If you want to drive a car, you have to study a driver’s manual, and pass two tests, proving that you can be trusted to stay within painted white lines on the road while hurtling along at 70 miles an hour. To become a mother, you just have to be pregnant.
When I braved the new frontier of motherhood by becoming pregnant, the internet was not publicly available, so the parenting tools I had at my disposal, were a thick copy of Dr. Spock’s book on Baby and Child Care, and spitting into the wind.
The Toddler years were a blur of playdates, “Tiny Tots” pre-school, and the daycare I was doing to supplement our income so I could stay home with our children. Daycare duties did not relieve me from household tasks, and food shopping was no exception. Wrangling three toddlers into and out of car seats added a good hour to any outing. At the grocery store, I was an octo-armed Master of the Shopping Cart, keeping two kids from hurling themselves out of the cart while holding the hand of the third: returning things back to the shelves as fast as the walking one was able to toss them in, all while keeping the cart going in a forward motion with my elbow.
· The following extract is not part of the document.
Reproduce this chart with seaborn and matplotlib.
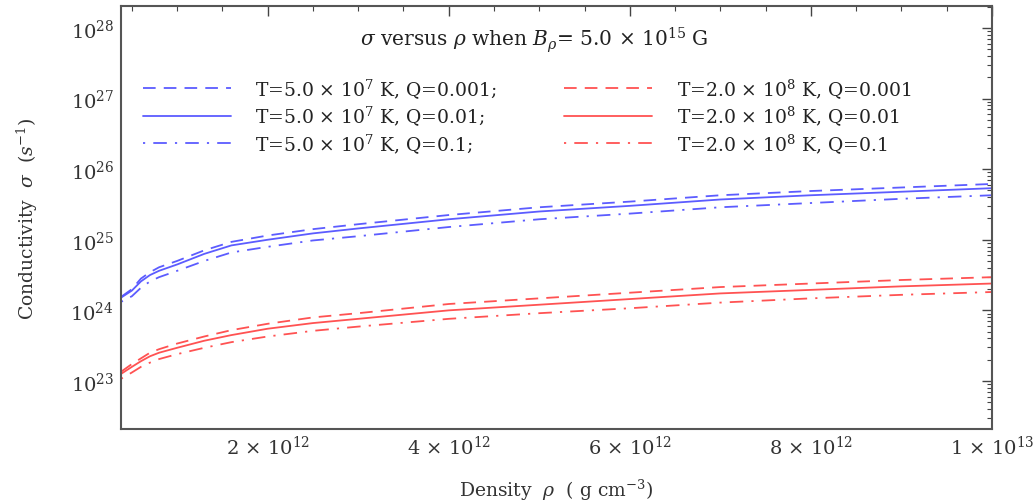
import numpy as np
import pandas as pd
import matplotlib
matplotlib.use("Agg")
import matplotlib.pyplot as plt
import seaborn as sns
from matplotlib.ticker import LogLocator, NullFormatter, MultipleLocator

# ---- data ----
rho = [0.38e12, 0.5e12, 0.6e12, 0.7e12, 0.8e12, 1.0e12, 1.3e12, 1.6e12, 2.0e12, 2.5e12,
       3.0e12, 4.0e12, 5.0e12, 6.0e12, 7.0e12, 8.0e12, 9.0e12, 1.0e13]

# log10 of conductivity (s^-1)
blue_q001 = [24.19, 24.30, 24.45, 24.54, 24.61, 24.70, 24.85, 24.97, 25.06, 25.15,
             25.22, 25.35, 25.46, 25.54, 25.63, 25.69, 25.74, 25.79]
blue_q01 = [24.18, 24.28, 24.41, 24.50, 24.56, 24.65, 24.80, 24.92, 25.00, 25.09,
            25.16, 25.29, 25.40, 25.48, 25.57, 25.63, 25.68, 25.73]
blue_q1 = [24.12, 24.20, 24.32, 24.41, 24.47, 24.56, 24.70, 24.82, 24.90, 24.99,
           25.05, 25.18, 25.29, 25.37, 25.46, 25.52, 25.58, 25.63]
red_q001 = [23.13, 23.24, 23.32, 23.40, 23.45, 23.53, 23.63, 23.72, 23.81, 23.90,
            23.96, 24.09, 24.17, 24.25, 24.33, 24.38, 24.43, 24.47]
red_q01 = [23.10, 23.20, 23.28, 23.35, 23.40, 23.47, 23.57, 23.65, 23.74, 23.82,
           23.88, 24.00, 24.08, 24.16, 24.24, 24.29, 24.34, 24.38]
red_q1 = [23.03, 23.12, 23.20, 23.26, 23.31, 23.38, 23.47, 23.55, 23.63, 23.71,
          23.77, 23.88, 23.96, 24.03, 24.11, 24.17, 24.22, 24.26]

labels = ["T=5.0 × 10$^{7}$ K, Q=0.001;", "T=5.0 × 10$^{7}$ K, Q=0.01;",
          "T=5.0 × 10$^{7}$ K, Q=0.1;", "T=2.0 × 10$^{8}$ K, Q=0.001",
          "T=2.0 × 10$^{8}$ K, Q=0.01", "T=2.0 × 10$^{8}$ K, Q=0.1"]

xticks = [2e12, 4e12, 6e12, 8e12, 1e13]
xticklabels = ["2 × 10$^{12}$", "4 × 10$^{12}$", "6 × 10$^{12}$", "8 × 10$^{12}$", "1 × 10$^{13}$"]
yticks = [1e23, 1e24, 1e25, 1e26, 1e27, 1e28]
yticklabels = ["10$^{23}$", "10$^{24}$", "10$^{25}$", "10$^{26}$", "10$^{27}$", "10$^{28}$"]

# ---- style ----
sns.set_style("white")
plt.rcParams['font.family'] = ['DejaVu Serif']
plt.rcParams['mathtext.fontset'] = 'dejavuserif'

BLUE = "#5c5cff"
RED = "#ff5252"
dash = (7, 4.5)
dashdot = (1.2, 4.5, 7.5, 4.5)

fig = plt.figure(figsize=(10.33, 5.02), dpi=100)
ax = fig.add_axes([121/1033, 1 - 430/502, (992 - 121)/1033, (430 - 7)/502])

series = [
    (blue_q001, BLUE, dash), (blue_q01, BLUE, None), (blue_q1, BLUE, dashdot),
    (red_q001, RED, dash), (red_q01, RED, None), (red_q1, RED, dashdot),
]
for (vals, col, ls), lab in zip(series, labels):
    df = pd.DataFrame({"rho": rho, "sigma": np.power(10.0, vals)})
    sns.lineplot(data=df, x="rho", y="sigma", ax=ax, color=col, linewidth=1.3,
                 label=lab, legend=False)
    if ls is not None:
        ax.lines[-1].set_dashes(ls)

ax.set_yscale("log")
ax.set_xlim(0.38e12, 1.0e13)
ax.set_ylim(10**22.32, 10**28.31)

ax.set_xticks(xticks)
ax.set_xticklabels(xticklabels)
ax.xaxis.set_minor_locator(MultipleLocator(0.5e12))
ax.set_yticks(yticks)
ax.set_yticklabels(yticklabels)
ax.yaxis.set_minor_locator(LogLocator(base=10, subs=np.arange(2, 10)))
ax.yaxis.set_minor_formatter(NullFormatter())

ax.tick_params(which="both", direction="in", top=True, right=True, colors="#444444",
               labelcolor="#333333", labelsize=14)
ax.tick_params(axis="x", which="major", pad=4)
ax.tick_params(axis="y", which="major", pad=5)
ax.tick_params(which="major", length=7, width=1.0)
ax.tick_params(which="minor", length=3.5, width=0.8)
for s in ax.spines.values():
    s.set_color("#555555")
    s.set_linewidth(1.5)

ax.set_xlabel("Density  $\\rho$  ( g cm$^{-3}$)", fontsize=13.5, color="#333333", labelpad=14)
ax.set_ylabel("Conductivity  $\\sigma$  ($s^{-1}$)", fontsize=13.5, color="#333333", labelpad=22)

ax.text(0.474, 0.922, "$\\sigma$ versus $\\rho$ when $B_\\rho$= 5.0 × 10$^{15}$ G",
        transform=ax.transAxes, ha="center", va="center", fontsize=14.5, color="#222222")

leg = ax.legend(ncol=2, loc="upper left", bbox_to_anchor=(0.025, 0.835), frameon=False,
                fontsize=13.5, handlelength=4.7, handletextpad=1.3, columnspacing=3.6,
                labelspacing=0.2, borderaxespad=0, borderpad=0)
for t in leg.get_texts():
    t.set_color("#222222")

fig.savefig("out.png", dpi=100)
Don’t get me wrong, I wouldn’t change a thing about those days. I adored being a mom and I loved my kids to the moon and the stars and back again, but while I loved and cuddled and planned my every-waking-moment around them, I was flying by the seat of my pants, and there were times when things got screwed up.
My daughter was my potion-maker and she liked nothing better than creating mixtures of all purloined lotions, shampoos, and cream rinses, because she liked the way they felt in her hands. One day, while I was folding laundry, I found that she had taken a large nursery jar of Vaseline and smeared it all over her brothers crib, her bed, and the dresser. She then proceeded to go into the family room and coat both couches, the easy chair, and three walls of windows before I found her. She was shiny from head to toe and harder to pick up than a greased pig. I think this is a reason that her skin remains moisturized to this day.
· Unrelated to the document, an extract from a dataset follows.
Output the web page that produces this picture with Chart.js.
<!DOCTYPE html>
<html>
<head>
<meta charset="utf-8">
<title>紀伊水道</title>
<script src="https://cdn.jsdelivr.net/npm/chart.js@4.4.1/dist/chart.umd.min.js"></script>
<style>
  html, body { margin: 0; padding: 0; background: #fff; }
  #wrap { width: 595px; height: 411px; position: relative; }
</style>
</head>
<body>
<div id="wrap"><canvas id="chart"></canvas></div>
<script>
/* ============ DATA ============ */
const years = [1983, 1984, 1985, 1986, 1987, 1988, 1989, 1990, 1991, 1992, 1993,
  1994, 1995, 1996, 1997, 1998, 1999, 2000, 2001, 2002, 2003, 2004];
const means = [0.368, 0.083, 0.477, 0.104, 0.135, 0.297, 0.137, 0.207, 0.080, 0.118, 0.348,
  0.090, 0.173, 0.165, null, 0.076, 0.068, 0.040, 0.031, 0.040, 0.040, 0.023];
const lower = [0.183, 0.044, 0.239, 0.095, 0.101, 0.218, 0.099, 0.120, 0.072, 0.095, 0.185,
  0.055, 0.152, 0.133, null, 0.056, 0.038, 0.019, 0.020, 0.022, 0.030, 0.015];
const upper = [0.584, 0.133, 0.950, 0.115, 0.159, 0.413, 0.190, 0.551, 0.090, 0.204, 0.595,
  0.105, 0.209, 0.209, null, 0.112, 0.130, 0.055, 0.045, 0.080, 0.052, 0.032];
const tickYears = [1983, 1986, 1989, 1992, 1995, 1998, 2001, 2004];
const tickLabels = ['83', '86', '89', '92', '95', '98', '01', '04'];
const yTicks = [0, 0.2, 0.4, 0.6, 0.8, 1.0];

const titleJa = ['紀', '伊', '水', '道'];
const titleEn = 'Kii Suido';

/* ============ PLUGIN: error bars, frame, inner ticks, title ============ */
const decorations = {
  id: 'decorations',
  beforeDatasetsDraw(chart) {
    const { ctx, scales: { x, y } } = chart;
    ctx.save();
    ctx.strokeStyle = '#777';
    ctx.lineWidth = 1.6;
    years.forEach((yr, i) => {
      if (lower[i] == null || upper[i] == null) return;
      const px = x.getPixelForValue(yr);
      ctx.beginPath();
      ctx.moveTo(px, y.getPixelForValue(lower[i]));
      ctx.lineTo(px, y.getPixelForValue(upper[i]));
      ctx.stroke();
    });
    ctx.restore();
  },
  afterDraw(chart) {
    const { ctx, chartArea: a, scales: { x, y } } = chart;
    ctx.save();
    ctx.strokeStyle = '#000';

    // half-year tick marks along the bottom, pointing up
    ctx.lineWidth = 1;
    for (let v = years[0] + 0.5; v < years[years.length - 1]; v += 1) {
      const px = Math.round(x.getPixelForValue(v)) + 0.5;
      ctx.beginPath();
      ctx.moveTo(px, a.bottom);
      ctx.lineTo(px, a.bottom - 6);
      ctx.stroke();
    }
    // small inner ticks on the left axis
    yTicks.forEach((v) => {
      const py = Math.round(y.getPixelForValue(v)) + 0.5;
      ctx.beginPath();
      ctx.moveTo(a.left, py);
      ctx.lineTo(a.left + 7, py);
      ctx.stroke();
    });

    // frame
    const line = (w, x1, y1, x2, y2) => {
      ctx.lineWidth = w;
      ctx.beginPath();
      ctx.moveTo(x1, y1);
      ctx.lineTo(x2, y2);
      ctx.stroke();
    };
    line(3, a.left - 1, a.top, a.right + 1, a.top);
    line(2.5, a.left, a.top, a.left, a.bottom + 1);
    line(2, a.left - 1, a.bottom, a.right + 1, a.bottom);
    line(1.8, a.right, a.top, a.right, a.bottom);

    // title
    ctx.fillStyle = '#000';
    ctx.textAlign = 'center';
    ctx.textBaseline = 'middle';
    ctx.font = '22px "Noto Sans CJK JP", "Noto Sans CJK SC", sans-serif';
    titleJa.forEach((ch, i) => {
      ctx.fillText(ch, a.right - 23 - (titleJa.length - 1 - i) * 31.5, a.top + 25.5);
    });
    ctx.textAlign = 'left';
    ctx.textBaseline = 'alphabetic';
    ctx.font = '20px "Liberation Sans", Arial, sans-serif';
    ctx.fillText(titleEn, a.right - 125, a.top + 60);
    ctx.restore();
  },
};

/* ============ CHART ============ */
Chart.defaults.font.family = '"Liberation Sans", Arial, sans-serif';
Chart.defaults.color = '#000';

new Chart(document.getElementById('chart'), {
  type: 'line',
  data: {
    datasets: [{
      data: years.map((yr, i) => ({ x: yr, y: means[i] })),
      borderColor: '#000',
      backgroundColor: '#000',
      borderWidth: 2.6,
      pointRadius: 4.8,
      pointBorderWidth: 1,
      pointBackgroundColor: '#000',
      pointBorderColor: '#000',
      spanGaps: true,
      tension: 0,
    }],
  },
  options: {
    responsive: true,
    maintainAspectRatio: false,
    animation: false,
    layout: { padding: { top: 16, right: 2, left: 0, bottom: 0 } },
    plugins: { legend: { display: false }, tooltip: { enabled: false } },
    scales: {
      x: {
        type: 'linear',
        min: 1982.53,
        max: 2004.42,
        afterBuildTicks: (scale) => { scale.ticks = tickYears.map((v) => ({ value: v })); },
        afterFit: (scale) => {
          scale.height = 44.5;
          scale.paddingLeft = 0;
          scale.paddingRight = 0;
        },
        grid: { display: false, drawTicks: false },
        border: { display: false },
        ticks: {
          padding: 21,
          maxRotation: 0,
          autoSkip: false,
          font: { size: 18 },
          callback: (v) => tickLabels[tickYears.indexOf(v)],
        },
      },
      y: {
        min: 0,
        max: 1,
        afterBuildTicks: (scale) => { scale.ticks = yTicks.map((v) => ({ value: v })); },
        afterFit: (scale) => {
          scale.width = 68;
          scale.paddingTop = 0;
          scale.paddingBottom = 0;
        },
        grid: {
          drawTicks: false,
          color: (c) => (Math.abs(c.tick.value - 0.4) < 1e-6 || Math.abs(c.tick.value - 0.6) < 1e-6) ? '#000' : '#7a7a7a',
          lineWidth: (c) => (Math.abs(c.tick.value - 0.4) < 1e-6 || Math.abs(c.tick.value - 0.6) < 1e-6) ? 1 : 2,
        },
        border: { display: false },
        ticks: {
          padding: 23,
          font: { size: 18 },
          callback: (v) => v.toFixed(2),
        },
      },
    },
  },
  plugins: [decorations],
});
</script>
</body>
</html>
She was also my social child that adored attending preschool, which she called “Pretty School,” and she lived for getting dressed up, complete with toddler sized sunglasses. She was a little diva that took “Pretty School” seriously.
One of my favorite memories was when we gave her a baby bunny, whom she promptly named Bugs after her favorite cartoon character. While her father stayed home with her little brother, she and I drove to the grocery store to buy carrots with the greens on top, and other assorted bunny delicacies. I’ll never forget how her little voice rang out as she proceeded to announced to anyone and everyone in every aisle, that we were at the grocery store because we had bugs at our house.
Houdini paled in comparison with my son, who taught his older sister how to open all of the doors we had locked with childproof locks.
There were no cell phones in those days, but he managed to take the rotary phone headset and phone base apart faster than any NASCAR pit crew in the history of racing.
We had to put a lock on the refrigerator door because he liked to smash the eggs on the floor.
When he was three, he let himself out of our locked front door and walked blocks to the little league field where his big brother played. A neighbor brought him home…wait for it…before I even knew he was gone.
So, true confessions considered, I am hoping that, in the continuum of motherhood, from June Cleaver to Mommy Dearest, that I fall somewhere between: After all, they survived. They are now grown adults, with all of their original limbs, and while I made some mistakes as they were growing up, I did the best I could with the tools that I had, and never once, did I let them juggle with knives.